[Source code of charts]
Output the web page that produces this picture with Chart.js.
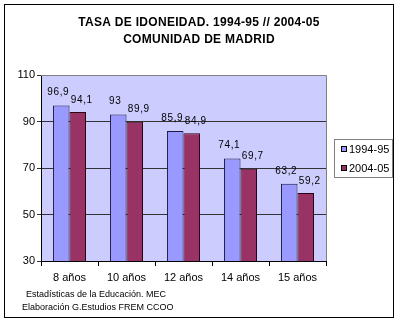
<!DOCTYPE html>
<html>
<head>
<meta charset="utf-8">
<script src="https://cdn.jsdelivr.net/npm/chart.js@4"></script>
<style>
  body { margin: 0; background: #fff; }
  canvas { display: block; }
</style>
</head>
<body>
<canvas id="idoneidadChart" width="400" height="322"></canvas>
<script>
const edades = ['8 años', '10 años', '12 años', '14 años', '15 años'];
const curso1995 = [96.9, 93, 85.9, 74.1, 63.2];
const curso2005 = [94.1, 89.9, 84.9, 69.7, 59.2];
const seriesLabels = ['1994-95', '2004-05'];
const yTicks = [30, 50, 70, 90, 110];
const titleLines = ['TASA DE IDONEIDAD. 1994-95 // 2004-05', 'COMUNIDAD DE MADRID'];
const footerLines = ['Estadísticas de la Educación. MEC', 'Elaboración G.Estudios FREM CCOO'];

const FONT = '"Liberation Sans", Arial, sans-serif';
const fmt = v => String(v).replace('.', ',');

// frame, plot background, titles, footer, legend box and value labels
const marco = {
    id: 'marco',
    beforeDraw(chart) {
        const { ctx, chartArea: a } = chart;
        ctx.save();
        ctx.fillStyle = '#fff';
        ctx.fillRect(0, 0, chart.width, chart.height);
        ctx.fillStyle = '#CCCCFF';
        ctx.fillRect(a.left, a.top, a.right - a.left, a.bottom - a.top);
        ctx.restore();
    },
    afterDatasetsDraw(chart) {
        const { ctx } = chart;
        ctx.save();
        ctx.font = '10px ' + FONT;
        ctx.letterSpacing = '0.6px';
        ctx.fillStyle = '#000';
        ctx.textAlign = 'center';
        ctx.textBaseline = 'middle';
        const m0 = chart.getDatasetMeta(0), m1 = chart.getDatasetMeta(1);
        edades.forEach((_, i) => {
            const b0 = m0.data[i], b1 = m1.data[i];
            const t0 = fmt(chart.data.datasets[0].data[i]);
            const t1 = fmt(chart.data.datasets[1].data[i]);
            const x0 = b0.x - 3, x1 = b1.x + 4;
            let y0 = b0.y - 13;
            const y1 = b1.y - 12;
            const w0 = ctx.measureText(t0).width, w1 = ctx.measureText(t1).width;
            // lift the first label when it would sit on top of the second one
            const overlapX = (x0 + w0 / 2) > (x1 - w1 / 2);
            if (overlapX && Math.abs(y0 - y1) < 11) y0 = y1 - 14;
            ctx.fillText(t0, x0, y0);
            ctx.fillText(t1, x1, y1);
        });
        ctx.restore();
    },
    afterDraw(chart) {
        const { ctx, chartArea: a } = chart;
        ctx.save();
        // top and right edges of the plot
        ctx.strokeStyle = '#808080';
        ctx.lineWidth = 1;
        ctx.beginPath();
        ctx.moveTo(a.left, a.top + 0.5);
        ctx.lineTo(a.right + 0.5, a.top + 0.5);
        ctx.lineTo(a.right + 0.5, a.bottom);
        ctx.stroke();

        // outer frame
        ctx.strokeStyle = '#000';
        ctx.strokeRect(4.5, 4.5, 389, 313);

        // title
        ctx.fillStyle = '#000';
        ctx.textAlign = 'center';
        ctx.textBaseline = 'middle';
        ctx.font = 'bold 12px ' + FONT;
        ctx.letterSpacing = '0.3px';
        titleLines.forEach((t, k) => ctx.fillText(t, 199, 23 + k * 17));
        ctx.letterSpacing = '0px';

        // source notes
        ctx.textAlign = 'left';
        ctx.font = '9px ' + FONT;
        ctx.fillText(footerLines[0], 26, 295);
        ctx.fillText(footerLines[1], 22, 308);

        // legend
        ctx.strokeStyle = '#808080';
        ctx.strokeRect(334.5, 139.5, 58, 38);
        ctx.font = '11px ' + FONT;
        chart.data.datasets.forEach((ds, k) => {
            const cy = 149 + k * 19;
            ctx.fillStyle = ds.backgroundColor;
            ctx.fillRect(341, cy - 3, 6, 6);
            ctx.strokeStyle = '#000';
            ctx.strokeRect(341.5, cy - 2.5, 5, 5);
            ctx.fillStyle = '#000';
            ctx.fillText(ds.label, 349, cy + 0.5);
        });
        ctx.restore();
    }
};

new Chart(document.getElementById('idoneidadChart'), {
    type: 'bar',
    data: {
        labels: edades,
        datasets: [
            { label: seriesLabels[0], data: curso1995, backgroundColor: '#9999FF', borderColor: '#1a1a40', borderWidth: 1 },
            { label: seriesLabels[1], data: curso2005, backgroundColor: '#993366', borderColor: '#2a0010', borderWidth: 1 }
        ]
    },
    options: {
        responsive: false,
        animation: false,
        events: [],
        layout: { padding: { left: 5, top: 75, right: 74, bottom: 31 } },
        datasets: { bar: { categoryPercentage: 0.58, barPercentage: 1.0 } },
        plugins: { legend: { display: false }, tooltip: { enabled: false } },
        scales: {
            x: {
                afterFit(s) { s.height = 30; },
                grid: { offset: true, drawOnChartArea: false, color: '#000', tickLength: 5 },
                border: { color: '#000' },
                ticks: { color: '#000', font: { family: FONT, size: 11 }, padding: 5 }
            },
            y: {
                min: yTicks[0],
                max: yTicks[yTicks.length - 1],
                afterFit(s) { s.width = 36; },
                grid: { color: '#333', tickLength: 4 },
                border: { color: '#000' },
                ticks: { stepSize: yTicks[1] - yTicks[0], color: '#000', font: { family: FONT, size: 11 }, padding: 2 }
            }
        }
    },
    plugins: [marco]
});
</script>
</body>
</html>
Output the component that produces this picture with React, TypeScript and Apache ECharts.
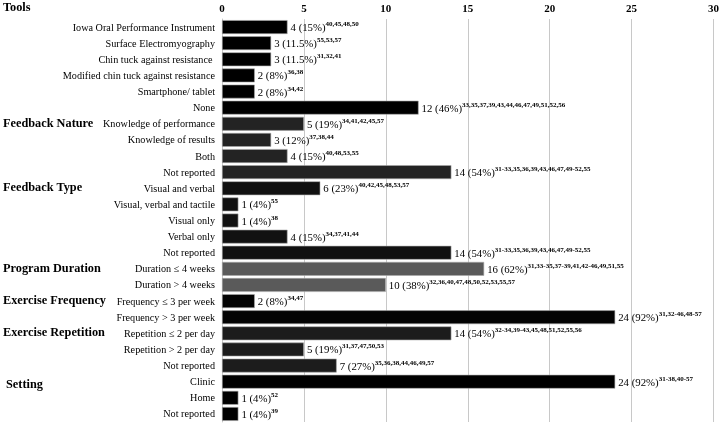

- [Exercise task]: Search the records for the string "produces" and return every line in which it occurs.

- [The solution]:
Output the web page that produces this picture with Chart.js.
Output the component that produces this picture with React, TypeScript and Apache ECharts.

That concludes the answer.